Dziewczynka zdała sobie sprawę, że nie ma przy sobie ukochanej maskotki już na lotniskowym parkingu. Była zdruzgotana. Jej tata, Sam Everett, wspomina, że był przekonany, że Miss Mouse znajduje się w bagażu. Po dotarciu do domu (rodzina mieszka w Manchesterze) stwierdził, że przytulanki nigdzie nie ma.
„Nie wiedzieliśmy, czy (maskotka – dop. aut.) zaginęła w samolocie, czy na lotnisku, więc skontaktowaliśmy się przez Twittera ze Stansted i Ryanairem” – relacjonuje ojciec 5-latki.
Po chwili na wiadomość ojca Rosie odpowiedzieli pracownicy lotniska. Okazało się, że pluszak „siedział” samotnie na taśmie bagażowej. Zdjęcie odnalezionej Miss Mouse opublikowano na oficjalnym koncie London Stansted na Twitterze.
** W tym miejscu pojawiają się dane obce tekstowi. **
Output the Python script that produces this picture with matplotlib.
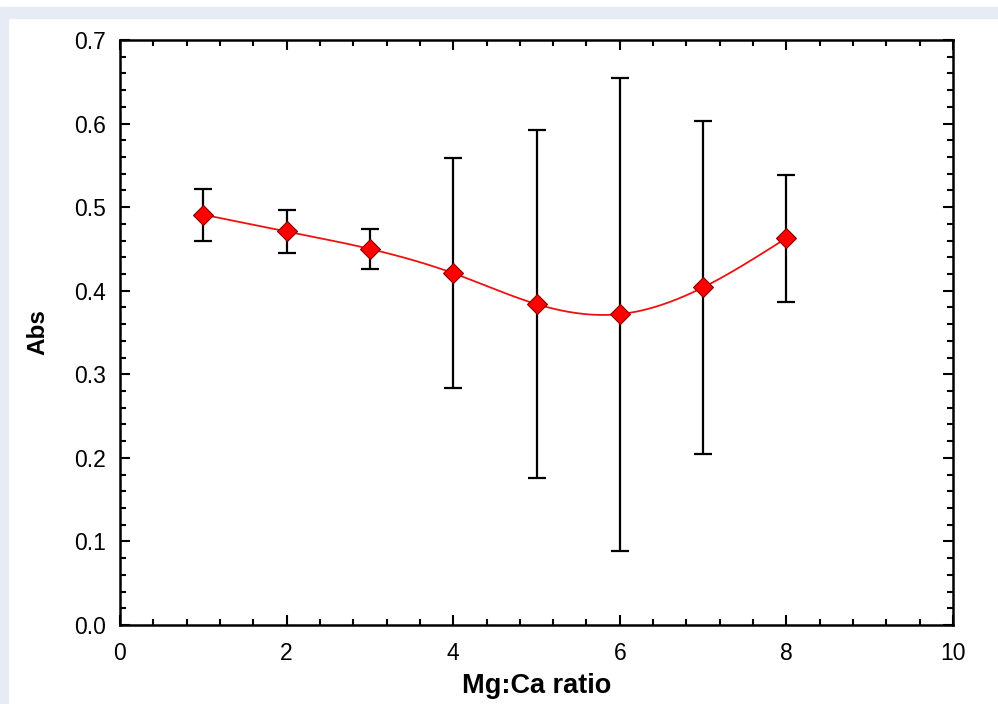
import matplotlib
matplotlib.use("Agg")
import matplotlib.pyplot as plt
import numpy as np
from matplotlib.patches import Rectangle
from matplotlib.ticker import MultipleLocator, FormatStrFormatter

ratio = np.array([1, 2, 3, 4, 5, 6, 7, 8])
absorb = np.array([0.491, 0.471, 0.450, 0.421, 0.384, 0.372, 0.404, 0.463])
err = np.array([0.031, 0.026, 0.024, 0.138, 0.208, 0.283, 0.199, 0.076])


def natural_spline(x, y, xs):
    # plain natural cubic spline, just to draw the smooth connecting line
    n = len(x)
    h = np.diff(x)
    A = np.zeros((n, n))
    b = np.zeros(n)
    A[0, 0] = A[-1, -1] = 1
    for i in range(1, n - 1):
        A[i, i - 1] = h[i - 1]
        A[i, i] = 2 * (h[i - 1] + h[i])
        A[i, i + 1] = h[i]
        b[i] = 6 * ((y[i + 1] - y[i]) / h[i] - (y[i] - y[i - 1]) / h[i - 1])
    M = np.linalg.solve(A, b)
    idx = np.clip(np.searchsorted(x, xs) - 1, 0, n - 2)
    x0, x1 = x[idx], x[idx + 1]
    hi = x1 - x0
    t0, t1 = x1 - xs, xs - x0
    return (M[idx] * t0**3 / (6 * hi) + M[idx + 1] * t1**3 / (6 * hi)
            + (y[idx] / hi - M[idx] * hi / 6) * t0
            + (y[idx + 1] / hi - M[idx + 1] * hi / 6) * t1)


plt.rcParams["font.family"] = ["Liberation Sans", "DejaVu Sans"]

fig = plt.figure(figsize=(9.98, 7.04), dpi=100)
# light blue frame strips of the page
fig.patches.append(Rectangle((0, 1 - 18 / 704), 1, 11 / 704, transform=fig.transFigure,
                             color="#e6ebf5", zorder=-1))
fig.patches.append(Rectangle((0, 0), 8 / 998, 1 - 7 / 704, transform=fig.transFigure,
                             color="#e6ebf5", zorder=-1))

ax = fig.add_axes([120 / 998, 1 - 625 / 704, (953 - 120) / 998, (625 - 40) / 704])

xs = np.linspace(ratio[0], ratio[-1], 300)
ax.plot(xs, natural_spline(ratio.astype(float), absorb, xs), color="#ee1111", lw=1.3, zorder=2)
ax.errorbar(ratio, absorb, yerr=err, fmt="none", ecolor="black", elinewidth=1.6,
            capsize=6.5, capthick=1.6, zorder=3)
ax.plot(ratio, absorb, "D", color="red", markeredgecolor="#8b0000", markeredgewidth=0.8,
        markersize=10, zorder=4)

ax.set_xlim(0, 10)
ax.set_ylim(0, 0.7)
ax.xaxis.set_major_locator(MultipleLocator(2))
ax.xaxis.set_minor_locator(MultipleLocator(0.4))
ax.yaxis.set_major_locator(MultipleLocator(0.1))
ax.yaxis.set_minor_locator(MultipleLocator(0.02))
ax.yaxis.set_major_formatter(FormatStrFormatter("%.1f"))
ax.tick_params(which="both", direction="in", top=True, right=True, width=1.5, labelsize=16.5, colors="black")
ax.tick_params(which="major", length=7)
ax.tick_params(axis="x", which="major", pad=12)
ax.tick_params(axis="y", which="major", pad=10)
ax.tick_params(which="minor", length=4)
for s in ax.spines.values():
    s.set_linewidth(1.8)

ax.set_xlabel("Mg:Ca ratio", fontsize=19.5, fontweight="bold", labelpad=6)
ax.set_ylabel("Abs", fontsize=17.5, fontweight="bold", labelpad=18)

fig.savefig("out.png", dpi=100)
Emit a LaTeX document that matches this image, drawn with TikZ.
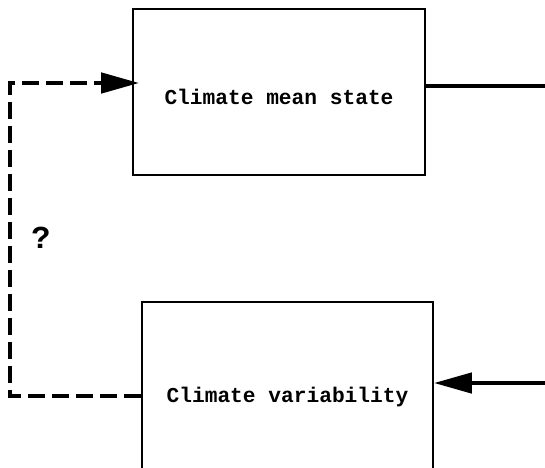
\documentclass[tikz,border=0pt]{standalone}
\usepackage{fontspec}
\setmonofont{Liberation Mono}
\usetikzlibrary{arrows.meta}
\begin{document}
\begin{tikzpicture}[x=1pt,y=-1pt,
  boxstyle/.style={draw, line width=1.6pt, inner sep=0pt, font=\ttfamily\bfseries\fontsize{21.2}{24}\selectfont},
  thickline/.style={line width=4.5pt},
  dashline/.style={line width=4.5pt, dash pattern=on 17pt off 7pt},
  tip/.style={-{Triangle[length=38pt,width=20pt]}}
]
\useasboundingbox (0,0) rectangle (545,467);
\clip (0,0) rectangle (545,467);
\fill[white] (0,0) rectangle (545,467);

\node[boxstyle, minimum width=292pt, minimum height=166pt, text height=24pt, text depth=0pt] (mean) at (279,92) {Climate mean state};
\node[boxstyle, minimum width=291pt, minimum height=190pt] (var) at (287.5,397) {Climate variability};

\coordinate (c1) at (10,83);
\coordinate (c2) at (10,396);
\coordinate (r1) at (545,86);
\coordinate (r2) at (545,383);

\draw[dashline, tip, shorten >=-7pt] (var.west |- c2) -- (c2) -- (c1) -- (mean.west |- c1);
\draw[thickline] (mean.east |- r1) -- (r1);
\draw[thickline, tip] (r2) -- (var.east |- r2);

\node[font=\ttfamily\bfseries\fontsize{32}{34}\selectfont, inner sep=0pt] (q) at (41,238) {?};
\end{tikzpicture}
\end{document}
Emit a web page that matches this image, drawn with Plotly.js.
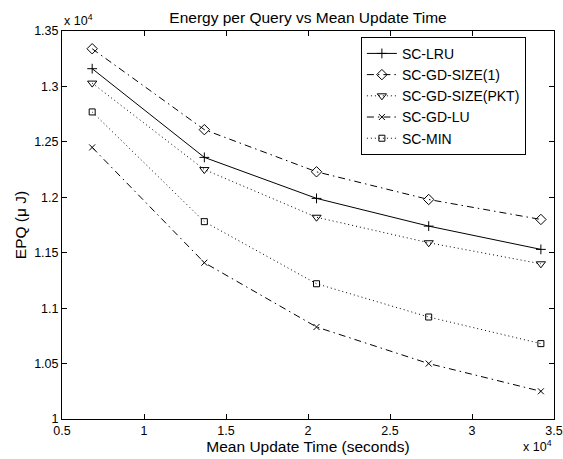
<!DOCTYPE html>
<html>
<head>
<meta charset="utf-8">
<script src="https://cdn.plot.ly/plotly-3.0.1.min.js"></script>
<style>
  html, body { margin: 0; padding: 0; background: #fff; }
  #chart { width: 563px; height: 459px; }
</style>
</head>
<body>
<div id="chart"></div>
<script>
// Mean update time (seconds)
const updateTimes = [6840, 13680, 20520, 27360, 34200];

// Energy per query (µJ)
const scLRU      = [13160, 12360, 11990, 11740, 11530];
const scGdSize1  = [13340, 12610, 12230, 11980, 11800];
const scGdSizePkt= [13030, 12250, 11820, 11590, 11400];
const scGdLU     = [12450, 11410, 10830, 10500, 10250];
const scMin      = [12770, 11780, 11220, 10920, 10680];

const seriesNames = ["SC-LRU", "SC-GD-SIZE(1)", "SC-GD-SIZE(PKT)", "SC-GD-LU", "SC-MIN"];

const xTickVals  = [5000, 10000, 15000, 20000, 25000, 30000, 35000];
const xTickText  = ["0.5", "1", "1.5", "2", "2.5", "3", "3.5"];
const yTickVals  = [10000, 10500, 11000, 11500, 12000, 12500, 13000, 13500];
const yTickText  = ["1", "1.05", "1.1", "1.15", "1.2", "1.25", "1.3", "1.35"];

const FONT = "Liberation Sans, Arial, Helvetica, sans-serif";
const DASHDOT = "7px,4px,1.5px,4px";
const DOTTED = "1px,3px";

function mk(name, y, dash, symbol, size) {
  return {
    type: "scatter",
    mode: "lines+markers",
    name: name,
    x: updateTimes,
    y: y,
    line: { color: "#000", width: 1, dash: dash },
    marker: { symbol: symbol, size: size, color: "#000", line: { color: "#000", width: 1 } }
  };
}

const data = [
  mk(seriesNames[0], scLRU, "solid", "cross-thin-open", 7),
  mk(seriesNames[1], scGdSize1, DASHDOT, "diamond-open", 8),
  mk(seriesNames[2], scGdSizePkt, DOTTED, "triangle-down-open", 8),
  mk(seriesNames[3], scGdLU, DASHDOT, "x-thin-open", 6),
  mk(seriesNames[4], scMin, DOTTED, "square-open", 6)
];

const axisCommon = {
  showline: true, linecolor: "#000", linewidth: 1,
  mirror: "ticks", ticks: "inside", ticklen: 5, tickwidth: 1, tickcolor: "#000",
  showgrid: false, zeroline: false,
  tickfont: { family: FONT, size: 12.5, color: "#000" },
  tickmode: "array"
};

const layout = {
  width: 563, height: 459,
  paper_bgcolor: "#fff", plot_bgcolor: "#fff",
  margin: { l: 62, r: 9, t: 31, b: 40, pad: 0 },
  font: { family: FONT, color: "#000" },
  title: {
    text: "Energy per Query vs Mean Update Time",
    font: { family: FONT, size: 15.5, color: "#000" },
    x: 0.5, xref: "paper", xanchor: "center",
    y: 1, yref: "paper", yanchor: "bottom", pad: { b: 8 }
  },
  xaxis: Object.assign({}, axisCommon, {
    range: [5000, 35000],
    tickvals: xTickVals, ticktext: xTickText,
    title: { text: "Mean Update Time (seconds)", font: { family: FONT, size: 15.5, color: "#000" }, standoff: 4 }
  }),
  yaxis: Object.assign({}, axisCommon, {
    range: [10000, 13500],
    tickvals: yTickVals, ticktext: yTickText,
    title: { text: "EPQ (μ J)", font: { family: FONT, size: 15.5, color: "#000" }, standoff: 3 }
  }),
  showlegend: true,
  legend: {
    x: 0.6075, y: 0.985, xanchor: "left", yanchor: "top",
    bgcolor: "#fff", bordercolor: "#000", borderwidth: 1,
    font: { family: FONT, size: 14, color: "#000" },
    itemwidth: 30, tracegroupgap: 0
  },
  annotations: [
    { text: "x 10<sup>4</sup>", xref: "paper", yref: "paper", x: 0, y: 1,
      xanchor: "left", yanchor: "bottom", yshift: 1, showarrow: false,
      font: { family: FONT, size: 12.5, color: "#000" } },
    { text: "x 10<sup>4</sup>", xref: "paper", yref: "paper", x: 1, y: 0,
      xanchor: "right", yanchor: "bottom", yshift: -37, showarrow: false,
      font: { family: FONT, size: 12.5, color: "#000" } }
  ]
};

Plotly.newPlot("chart", data, layout, { displayModeBar: false, staticPlot: true });
</script>
</body>
</html>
Pracownicy lotniska przesłali maskotę do Manchesteru, gdzie nastąpiło pluszowe zjednoczenie Miss Mouse i Rosie. W podzięce, dziewczynka narysowała uroczą laurkę.
Cytowana przez BBC Daria Piotrowicz z London Stansted skomentowała: „Wiemy, że utrata ukochanego i bezcennego przyjaciela może złamać serce każdego dziecka. Cieszymy się, że udało nam się ponownie połączyć Rosie i Miss Mouse”.